A Look Into SPV's and Sidecar Entities

August, 2021

General Overview of SPVs and Sidecar Funds

SPVs are typically used in the financial sector every day and if you are not familiar with it, we are here to help you out. A Special Purpose Vehicle (SPV for short) allows your company to get into higher-risk investments, acquisitions, or different projects. Picture it as a separate entity created by a parent company, or General Partner (GP), that has assets, liabilities and balance sheets completely isolated from it. Once the SPV is created, other Limited Partners (LP) can invest their money there, creating one big pool of money, which then can be used for their goals. In this particular sector and at OGCP, this set-up is primarily used to pool money from multiple investors and then invest in an opportune company.

SPV funds are layered with 2 key fee components, one being Management Fees, which typically covers costs of launching and managing the fund; the second is known as the Carried Interest, which is a percentage amount of capital gains the “passive” partners must pay the GP for a successful outcome from the investment.

Now, what is a sidecar entity? The key is in the name. There is one investor who controls a pooled committed fund, conducts due diligence, sources the deal, and other co-investors who drive in the sidecar and just place the capital. Essentially, every SPV is a sidecar entity, and although there are many distinct types, the most popular undoubtedly is the SPV.

The foremost reason for setting up a sidecar fund is to invest in excess pro-rata allocations that cannot be fulfilled by the main partner or if there are investors who just want to have a passive role once they invest in a company. There are other benefits to raising one of these funds, including access to better deals that could not have been possible otherwise, generating more opportunities, better professional diligence, and an overall efficient structure.

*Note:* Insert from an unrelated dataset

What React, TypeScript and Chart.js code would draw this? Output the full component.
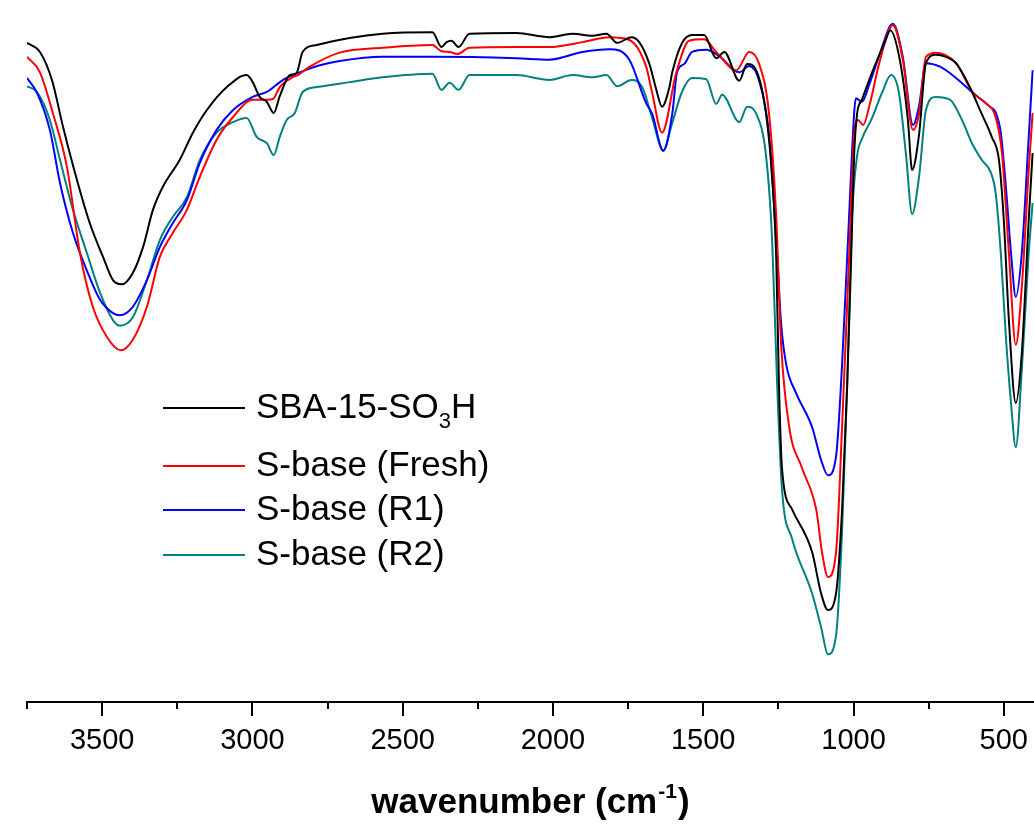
import React, { useEffect, useRef } from "react";
import { Chart, registerables } from "chart.js";

Chart.register(...registerables);

const X_MIN = 400;
const X_MAX = 3750;
const majorTicks = [3500, 3000, 2500, 2000, 1500, 1000, 500];
const minorTicks = [3750, 3250, 2750, 2250, 1750, 1250, 750];

const seriesNames = ["SBA-15-SO3H", "S-base (Fresh)", "S-base (R1)", "S-base (R2)"];
const seriesColors = ["#000000", "#ff0000", "#0000ff", "#008080"];

// SBA-15-SO3H (black)
const sbaWn = [3750, 3707, 3667, 3630, 3584, 3541, 3497, 3464, 3434, 3398, 3364, 3331, 3298, 3242, 3198, 3152, 3085, 3019, 2999, 2976, 2952, 2929, 2909, 2876, 2853, 2833, 2786, 2677, 2567, 2401, 2371, 2354, 2338, 2314, 2278, 2122, 2012, 1935, 1869, 1822, 1786, 1739, 1713, 1680, 1656, 1637, 1613, 1603, 1570, 1537, 1497, 1457, 1430, 1380, 1354, 1324, 1291, 1271, 1257, 1248, 1238, 1204, 1138, 1108, 1085, 1058, 1038, 1021, 1008, 998, 988, 972, 938, 892, 878, 846, 819, 805, 782, 759, 726, 693, 659, 613, 579, 540, 516, 500, 483, 460, 440, 417, 404];
const sbaT = [93.9, 92.6, 88.6, 81.9, 74.4, 68.2, 63.4, 60.1, 59.5, 61.1, 64.8, 70.1, 73.4, 77.2, 81.1, 84.3, 87.6, 89.3, 88.3, 86.2, 85.5, 83.9, 86.3, 89.3, 89.6, 92.6, 93.6, 94.6, 95.2, 95.4, 93.3, 94.0, 94.2, 93.3, 95.2, 95.3, 94.7, 95.2, 94.9, 95.2, 93.9, 94.7, 94.0, 91.0, 87.2, 84.8, 87.5, 89.7, 93.9, 95.0, 95.0, 91.7, 92.6, 88.5, 90.9, 90.0, 83.8, 74.8, 63.0, 45.2, 33.3, 27.4, 21.4, 15.5, 13.1, 15.5, 27.4, 45.2, 63.0, 77.8, 83.8, 85.8, 89.7, 94.4, 95.7, 91.5, 82.9, 75.8, 80.8, 91.0, 92.2, 91.9, 91.0, 87.6, 84.3, 80.5, 77.2, 68.7, 54.4, 42.6, 49.7, 68.7, 78.2];

// S-base (Fresh) (red)
const freshWn = [3750, 3707, 3664, 3617, 3574, 3531, 3484, 3438, 3398, 3351, 3308, 3265, 3218, 3175, 3119, 3065, 2999, 2952, 2932, 2909, 2866, 2849, 2809, 2710, 2567, 2401, 2371, 2344, 2318, 2278, 2122, 2012, 1902, 1812, 1746, 1690, 1670, 1637, 1590, 1547, 1497, 1457, 1390, 1347, 1314, 1281, 1257, 1241, 1214, 1171, 1124, 1105, 1085, 1058, 1038, 1015, 998, 985, 968, 945, 915, 869, 836, 802, 782, 759, 726, 659, 603, 560, 527, 506, 483, 460, 440, 417, 404];
const freshT = [91.9, 89.7, 83.9, 76.2, 64.0, 56.3, 52.0, 50.1, 51.6, 56.3, 63.4, 66.8, 70.1, 74.8, 80.1, 83.3, 85.8, 85.8, 85.9, 87.6, 89.0, 89.3, 90.5, 92.5, 93.2, 93.6, 92.7, 92.6, 92.3, 93.2, 93.3, 93.3, 94.0, 94.7, 94.3, 90.5, 86.8, 81.1, 89.6, 94.2, 94.4, 92.6, 90.0, 92.6, 90.9, 83.8, 68.9, 51.1, 39.2, 33.3, 27.4, 21.4, 17.8, 21.4, 39.2, 63.0, 80.8, 82.9, 82.2, 85.3, 90.9, 96.4, 91.5, 81.5, 83.8, 91.9, 92.5, 91.0, 86.8, 85.3, 83.3, 78.2, 64.0, 50.9, 59.1, 75.8, 83.9];

// S-base (R1) (blue)
const r1Wn = [3750, 3717, 3674, 3640, 3597, 3551, 3507, 3464, 3441, 3398, 3351, 3308, 3265, 3218, 3175, 3119, 3065, 2999, 2952, 2899, 2843, 2776, 2710, 2567, 2401, 2122, 2012, 1902, 1812, 1746, 1690, 1670, 1633, 1603, 1587, 1563, 1537, 1490, 1447, 1380, 1347, 1314, 1281, 1257, 1241, 1224, 1191, 1138, 1108, 1085, 1058, 1038, 1015, 998, 992, 972, 948, 915, 869, 836, 802, 782, 759, 712, 659, 603, 546, 527, 510, 493, 476, 460, 440, 417, 404];
const r1T = [88.9, 86.8, 81.5, 73.9, 66.8, 61.5, 57.3, 55.4, 55.1, 56.3, 60.1, 64.8, 68.2, 71.5, 76.8, 81.5, 84.3, 86.2, 86.9, 88.6, 89.7, 90.7, 91.3, 91.9, 91.9, 91.7, 91.5, 92.6, 93.0, 91.5, 85.3, 83.8, 78.5, 83.8, 89.7, 90.9, 92.6, 92.9, 92.0, 89.7, 90.6, 88.5, 80.8, 66.0, 54.0, 48.1, 44.0, 39.2, 34.5, 32.3, 35.0, 48.1, 68.9, 83.8, 86.0, 85.5, 87.9, 92.0, 96.6, 91.9, 82.2, 84.9, 91.0, 90.5, 88.9, 86.8, 84.8, 84.0, 81.1, 73.4, 64.0, 57.7, 64.0, 80.5, 90.0];

// S-base (R2) (teal)
const r2Wn = [3750, 3717, 3674, 3640, 3597, 3551, 3507, 3464, 3441, 3398, 3351, 3308, 3265, 3218, 3175, 3119, 3065, 3019, 2986, 2952, 2929, 2909, 2886, 2859, 2833, 2786, 2677, 2567, 2401, 2371, 2344, 2314, 2278, 2122, 2012, 1935, 1869, 1822, 1786, 1739, 1703, 1670, 1633, 1603, 1570, 1537, 1490, 1457, 1437, 1380, 1354, 1324, 1291, 1271, 1254, 1238, 1204, 1138, 1108, 1085, 1058, 1038, 1021, 1005, 988, 972, 938, 905, 875, 849, 825, 805, 782, 759, 726, 679, 639, 606, 573, 543, 527, 510, 493, 476, 460, 440, 417, 404];
const r2T = [87.7, 86.9, 82.9, 77.2, 70.1, 64.0, 58.3, 54.4, 53.6, 54.8, 60.1, 65.8, 69.1, 71.9, 77.2, 81.1, 82.6, 83.2, 80.5, 79.6, 77.9, 80.5, 82.9, 83.9, 86.9, 87.6, 88.3, 89.0, 89.5, 87.2, 88.2, 87.2, 89.3, 89.3, 88.6, 89.3, 89.0, 89.3, 87.7, 88.6, 87.6, 83.2, 78.6, 82.5, 87.0, 88.9, 88.7, 85.2, 86.5, 82.6, 84.8, 83.8, 77.8, 66.0, 45.2, 30.3, 23.2, 15.5, 10.7, 6.8, 9.5, 24.4, 45.2, 68.9, 77.8, 80.2, 83.2, 86.8, 89.3, 86.8, 77.8, 69.5, 74.8, 84.3, 86.2, 85.8, 82.9, 79.6, 77.2, 75.4, 72.5, 64.0, 52.0, 42.6, 36.3, 47.3, 64.0, 71.1];

const seriesWn = [sbaWn, freshWn, r1Wn, r2Wn];
const seriesT = [sbaT, freshT, r1T, r2T];

const FONT = "'Liberation Sans', Arial, Helvetica, sans-serif";

const minorTickPlugin = {
  id: "minorTicks",
  afterDraw(chart: any) {
    const { ctx, chartArea } = chart;
    const xs = chart.scales.x;
    ctx.save();
    ctx.strokeStyle = "#000";
    ctx.lineWidth = 2;
    for (const v of minorTicks) {
      const px = Math.round(xs.getPixelForValue(v));
      ctx.beginPath();
      ctx.moveTo(px, chartArea.bottom);
      ctx.lineTo(px, chartArea.bottom + 7);
      ctx.stroke();
    }
    ctx.restore();
  },
};

const titlePlugin = {
  id: "axisTitle",
  afterDraw(chart: any) {
    const { ctx, chartArea } = chart;
    const main1 = "wavenumber (cm";
    const sup = "-1";
    const main2 = ")";
    ctx.save();
    ctx.fillStyle = "#000";
    ctx.textBaseline = "alphabetic";
    ctx.textAlign = "left";
    const bigFont = `bold 35px ${FONT}`;
    const smallFont = `bold 21px ${FONT}`;
    ctx.font = bigFont;
    const w1 = ctx.measureText(main1).width;
    const w3 = ctx.measureText(main2).width;
    ctx.font = smallFont;
    const w2 = ctx.measureText(sup).width;
    const total = w1 + w2 + w3 + 2;
    const cx = (chartArea.left + chartArea.right) / 2;
    let x = cx - total / 2;
    const baseY = 813;
    ctx.font = bigFont;
    ctx.fillText(main1, x, baseY);
    x += w1 + 1;
    ctx.font = smallFont;
    ctx.fillText(sup, x, baseY - 15);
    x += w2 + 1;
    ctx.font = bigFont;
    ctx.fillText(main2, x, baseY);
    ctx.restore();
  },
};

const legendPlugin = {
  id: "customLegend",
  afterDraw(chart: any) {
    const { ctx, chartArea } = chart;
    const rowsY = [408, 466, 510, 555];
    const lineX0 = chartArea.left + 136;
    const lineX1 = chartArea.left + 218;
    const textX = chartArea.left + 229;
    ctx.save();
    ctx.textBaseline = "middle";
    ctx.textAlign = "left";
    seriesNames.forEach((name, i) => {
      const y = rowsY[i];
      ctx.strokeStyle = seriesColors[i];
      ctx.lineWidth = 2;
      ctx.beginPath();
      ctx.moveTo(lineX0, y);
      ctx.lineTo(lineX1, y);
      ctx.stroke();
      ctx.fillStyle = "#000";
      const big = `35px ${FONT}`;
      const small = `22px ${FONT}`;
      if (name === "SBA-15-SO3H") {
        const a = "SBA-15-SO";
        const b = "3";
        const c = "H";
        ctx.font = big;
        ctx.fillText(a, textX, y);
        const wa = ctx.measureText(a).width;
        ctx.font = small;
        ctx.fillText(b, textX + wa, y + 14);
        const wb = ctx.measureText(b).width;
        ctx.font = big;
        ctx.fillText(c, textX + wa + wb, y);
      } else {
        ctx.font = big;
        ctx.fillText(name, textX, y);
      }
    });
    ctx.restore();
  },
};

export default function App() {
  const canvasRef = useRef<HTMLCanvasElement | null>(null);

  useEffect(() => {
    if (!canvasRef.current) return;
    const datasets = seriesNames.map((name, i) => ({
      label: name,
      data: seriesWn[i].map((w, j) => ({ x: w, y: seriesT[i][j] })),
      borderColor: seriesColors[i],
      backgroundColor: seriesColors[i],
      borderWidth: 2,
      pointRadius: 0,
      fill: false,
      cubicInterpolationMode: "monotone" as const,
    }));
    const chart = new Chart(canvasRef.current, {
      type: "line",
      data: { datasets },
      options: {
        animation: false,
        responsive: true,
        maintainAspectRatio: false,
        layout: { padding: { left: 27, right: 1, top: 0, bottom: 0 } },
        plugins: {
          legend: { display: false },
          tooltip: { enabled: false },
          title: { display: false },
        },
        scales: {
          x: {
            type: "linear",
            reverse: true,
            min: X_MIN,
            max: X_MAX,
            afterBuildTicks: (s: any) => {
              s.ticks = majorTicks.map((v) => ({ value: v }));
            },
            afterFit: (s: any) => {
              s.height = 124;
            },
            ticks: {
              color: "#000",
              font: { family: FONT, size: 29 },
              padding: 8,
              maxRotation: 0,
              autoSkip: false,
              callback: (v: any) => String(v),
            },
            grid: {
              display: true,
              drawOnChartArea: false,
              drawTicks: true,
              tickLength: 14,
              color: "#000",
              lineWidth: 2,
            },
            border: { display: true, color: "#000", width: 2 },
          },
          y: {
            type: "linear",
            display: false,
            min: 0,
            max: 100,
          },
        },
      },
      plugins: [minorTickPlugin, titlePlugin, legendPlugin],
    });
    return () => chart.destroy();
  }, []);

  return (
    <div style={{ position: "fixed", left: 0, top: 0, width: 1036, height: 826, background: "#fff" }}>
      <canvas ref={canvasRef} />
    </div>
  );
}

Direct Co-Investments or SPV?

Another way for LPs to co-invest is without any vehicle at all. This premise has been around for many years, where an LP makes a direct investment into a company alongside other firms. Such arrangement gives partners more control over their investment, rendering them stakeholders in the company or even taking a board seat; they can control their role within the company to a large extent. Although such a co-investing scenario sounds simpler than an SPV, it is far more complicated to pull off and, without correct expertise, can put the partners' reputations at stake.

With the SPV, the partners are only looking to invest, reduce fees and make the deal happen, rather than taking any kind of role in the company. With a sidecar, the GP co-invests into a certain company or deals on behalf of the other LPs and provides for a better fee structure, alongside less burden or work for LPs prior to the investment being made.

OGCP's SPV Investing Model

OGCP’s ecosystem of selected partners co-invest with us on numerous deals. Our investing model entails creating an SPV when an ideal opportunity presents itself, whether that is through LPs and other investors seeking to fill pro-forma allocations or looking for liquidity. Given our success with this model, we have recently launched our $100MM Ventures SPV fund, which utilizes an LLC structure, and makes use of several SPV shops for each of our elite investment opportunities. Clients can pick and choose their investments as we assure that these will be completely isolated from one another, guaranteeing an enhanced risk-return profile.